Ray Harvey of Dunedin asks :-

Do bumble bees make honey, live in hives, sting, and have a queen bee, just like honey bees?

Barry Donovan, an independent entomologist at the Canterbury Agriculture and Science Centre, Lincoln, responded.

Bumble bees make their nests in small dry cavities containing some organic fibrous material which helps separate the nest from the often damp and cold substrate. Abandoned nests of mice and rats are frequently utilised, but places such as dense clumps of dead grass, cavities between bales of hay, and holes in stuffed arms of chairs will also be used. A mature nests consists of hundreds of thimble-sized, upright cocoons and smaller cells, all jumbled together to form a pile up to about 150 mm across and half as high, so the form of the nest is quite different to that of a honey bee colony where the cells are arranged to form precise, waxen combs. Bumble bees can be sometimes induced to make their nests in man-made sites such as wooden boxes, if some fibrous material such as sheeps' wool or old carpet underfelt is folded into the boxes.

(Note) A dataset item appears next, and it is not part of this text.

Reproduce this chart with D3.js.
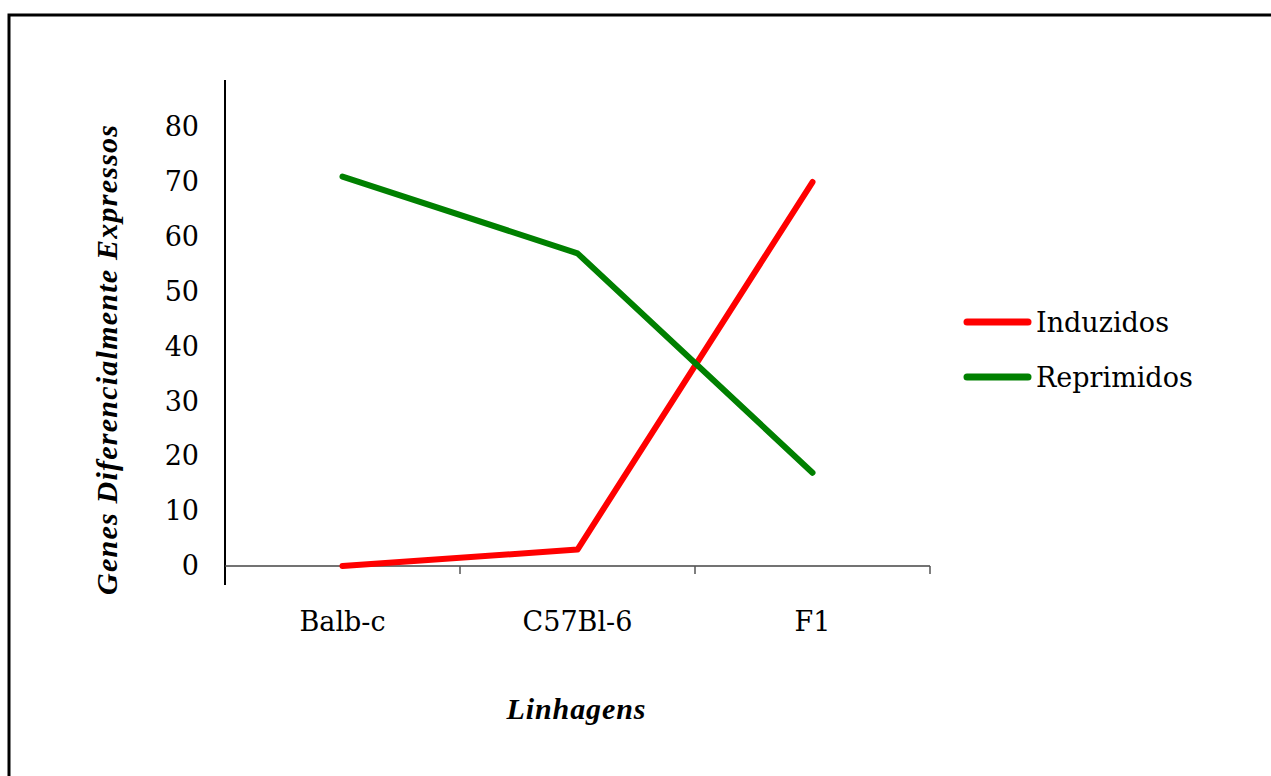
<!DOCTYPE html>
<html>
<head>
	<meta charset="utf-8">
	<script src="https://cdn.jsdelivr.net/npm/d3@7/dist/d3.min.js"></script>
	<style>
	body{
		margin: 0;
		background: #fff;
	}
	text{
		font-family: "DejaVu Serif", "Liberation Serif", serif;
		fill: #000;
	}
	text.title{
		font-family: "Liberation Serif", serif;
		font-weight: bold;
		font-style: italic;
		font-size: 30px;
	}
	</style>
</head>
<body>
<svg id="chart" width="1271" height="776"></svg>
<script>
// data
var linhagens = ["Balb-c", "C57Bl-6", "F1"];
var induzidos = [0, 3, 70];
var reprimidos = [71, 57, 17];
var yTicks = [0, 10, 20, 30, 40, 50, 60, 70, 80];
var seriesNames = ["Induzidos", "Reprimidos"];
var seriesColors = ["#ff0000", "#008000"];

var svg = d3.select("#chart");

// outer frame (right and bottom run off the page)
svg.append("rect")
	.attr("x", 9)
	.attr("y", 15)
	.attr("width", 1300)
	.attr("height", 800)
	.attr("fill", "none")
	.attr("stroke", "#000")
	.attr("stroke-width", 3);

var left = 225, right = 930, zeroY = 566, topY = 80;

var x = d3.scaleBand()
	.domain(linhagens)
	.range([left, right]);

var y = d3.scaleLinear()
	.domain([0, 88.6])
	.range([zeroY, topY]);

// y axis line, runs a bit under the x axis
svg.append("line")
	.attr("x1", left).attr("x2", left)
	.attr("y1", y(88.6)).attr("y2", zeroY + 19)
	.attr("stroke", "#000")
	.attr("stroke-width", 2);

// y tick labels
svg.append("g")
	.attr("transform", "translate(" + left + ",0)")
	.call(d3.axisLeft(y).tickValues(yTicks).tickSize(0).tickPadding(26))
	.call(function(g){ g.select(".domain").remove(); })
	.selectAll("text")
		.style("font-size", "27px");

// x axis
var xAxis = svg.append("g")
	.attr("transform", "translate(0," + zeroY + ")");
xAxis.append("line")
	.attr("x1", left).attr("x2", right)
	.attr("stroke", "#444")
	.attr("stroke-width", 1.5);
xAxis.selectAll(".sep")
	.data(linhagens)
	.enter().append("line")
	.attr("class", "sep")
	.attr("x1", function(d){ return x(d) + x.bandwidth(); })
	.attr("x2", function(d){ return x(d) + x.bandwidth(); })
	.attr("y1", 0).attr("y2", 8)
	.attr("stroke", "#555")
	.attr("stroke-width", 1.5);
xAxis.selectAll(".lbl")
	.data(linhagens)
	.enter().append("text")
	.attr("class", "lbl")
	.attr("x", function(d){ return x(d) + x.bandwidth() / 2; })
	.attr("y", 65)
	.attr("text-anchor", "middle")
	.style("font-size", "27px")
	.text(function(d){ return d; });

// axis titles
svg.append("text")
	.attr("class", "title")
	.attr("transform", "translate(117,360) rotate(-90)")
	.attr("text-anchor", "middle")
	.attr("textLength", 470)
	.attr("lengthAdjust", "spacing")
	.text("Genes Diferencialmente Expressos");

svg.append("text")
	.attr("class", "title")
	.attr("x", 576)
	.attr("y", 719)
	.attr("text-anchor", "middle")
	.attr("textLength", 139)
	.attr("lengthAdjust", "spacing")
	.text("Linhagens");

// lines
var line = d3.line()
	.x(function(d, i){ return x(linhagens[i]) + x.bandwidth() / 2; })
	.y(function(d){ return y(d); });

[induzidos, reprimidos].forEach(function(vals, i){
	svg.append("path")
		.datum(vals)
		.attr("d", line)
		.attr("fill", "none")
		.attr("stroke", seriesColors[i])
		.attr("stroke-width", 6)
		.attr("stroke-linecap", "round")
		.attr("stroke-linejoin", "round");
});

// legend
var legend = svg.append("g")
	.attr("transform", "translate(967,322)");
seriesNames.forEach(function(name, i){
	var row = legend.append("g")
		.attr("transform", "translate(0," + (i * 55) + ")");
	row.append("line")
		.attr("x1", 0).attr("x2", 61)
		.attr("stroke", seriesColors[i])
		.attr("stroke-width", 7)
		.attr("stroke-linecap", "round");
	row.append("text")
		.attr("x", 69)
		.attr("y", 10)
		.style("font-size", "27px")
		.text(name);
});
</script>
</body>
</html>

Bumble bees do make and store honey which humans find edible, but the volume of at most a few hundred millilitres is so small that harvesting it for food is quite uneconomic. However in some parts of southeastern Europe, because of perceived medicinal values, small quantities are sometimes available at high prices.

Queen and worker bumble bees, which are all females, do indeed posses stings, which they will use on people if they or their colonies are threatened. Male bumble bees, just like the males of all kinds of bees and wasps and indeed like all Hymenoptera, do not have stings, but if in danger some will fake stinging-type behaviour.

Just like honey bees, bumble bee colonies have a queen, workers, and drones or males, but workers and drones together usually number no more than a few hundred. However unlike honey bee colonies, bumble bee colonies collapse as winter approaches, and queens are then alone while they hibernate over winter, and for up to six weeks as they found a nest before their first workers hatch out.